La Consulta dà ragione a Napolitano: “Distruggere intercettazioni”. Ingroia: “E’ una sentenza politica”

Non spettava alla Procura di Palermo «valutare la rilevanza delle intercettazioni del Presidente della Repubblica», e «omettere di chiedere al giudice l'immediata distruzione» di tali documentazioni. Così ha deciso la Corte Costituzionale, dando ragione a Giorgio Napolitano che aveva sollevato conflitto di attribuzione sul caso delle intercettazioni indirette delle conversazioni telefoniche tra il Quirinale e l'ex ministro Nicola Mancino, coinvolto nell'inchiesta sulla presunta trattativa tra Stato e mafia. Di conseguenza, le intercettazioni in questione, mai rese pubbliche, dovranno essere distrutte «con modalità idonee ad assicurare la segretezza del loro contenuto, esclusa comunque la sottoposizione della stessa al contraddittorio delle parti».
Vince su tutta la linea il Quirinale. Esce sconfitta la procura di Palermo. La Consulta sembra dunque aver condiviso in piena la sostanza del ricorso del Colle che il 30 luglio aveva sollevato il conflitto tra poteri dello Stato, tramite l'avvocatura di Stato, secondo la quale «la Procura di Palermo ha trattato queste intercettazioni come normali intercettazioni, non ha tenuto presente il fatto che siano intercettazioni illegittime», creando un «vulnus nella riservatezza del Presidente». Oggetto della disputa quattro telefonate tra Mancino e Napolitano intercettate dai magistrati siciliani, che da tempo tenevano sotto controllo l'ex presidente del Senato , indagato perché sospettato di essere uno degli protagonisti della trattativa. Le argomentazioni che hanno portato alla decisione saranno rese note entro gennaio
Ingroia: "E' una sentenza politica, mi sento cornuto e mazziato" – «Il Presidente della Repubblica ha atteso serenamente e ha accolto con rispetto la sentenza della Corte Costituzionale di accoglimento del ricorso per conflitto di attribuzione nei confronti della Procura di Palermo. Il Capo dello Stato attende ora il deposito delle motivazioni del giudizio» si legge in una nota del Quirinale. «Profondamente amareggiato» dalla sentenza della Corte Costituzionale è l'ex procuratore aggiunto di Palermo Antonio Ingroia che, dal Guatemala, in due interviste a ‘Repubblica' e al ‘Corriere della Sera', definisce la decisione dei giudici «un brusco arretramento rispetto al principio di uguaglianza e all'equilibrio fra i poteri dello Stato». Ingroia accusa la Consulta: «le ragioni della politica hanno prevalso su quelle del diritto».

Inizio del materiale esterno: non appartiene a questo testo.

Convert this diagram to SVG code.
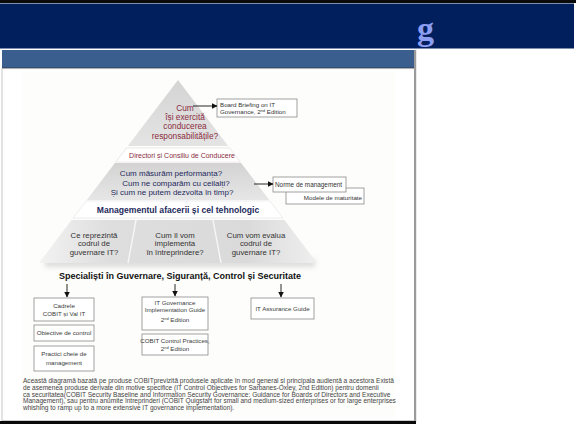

Il comunicato emesso da' la sensazione di una sentenza che risente anche del condizionamento del clima politico. Del resto non penso che esistano sentenze che non risentono del clima generale che si respira in un Paese"
E poi spiega: «se noi avessimo fatto quello che oggi sostiene la Corte, e cioè trasmettere le telefonate al giudice chiedendo la distruzione delle conversazioni senza contraddittorio con le parti, il giudice avrebbe ordinato il deposito e il contraddittorio con tutte le parti del procedimento, facendole inevitabilmente diventare pubbliche». Insomma, secondo il magistrato siciliano «noi non abbiamo preso quella strada, preoccupandoci di preservare al massimo la riservatezza delle conversazioni del presidente. E questa è la ricompensa». In conclusione, dice Ingroia, «questa sentenza è paradossale perché suggerisce una prassi che ci obbliga di fatto a rendere pubbliche le intercettazioni, dopo averci esposto all’onta di un conflitto di attribuzione. Oggi siamo cornuti e mazziati».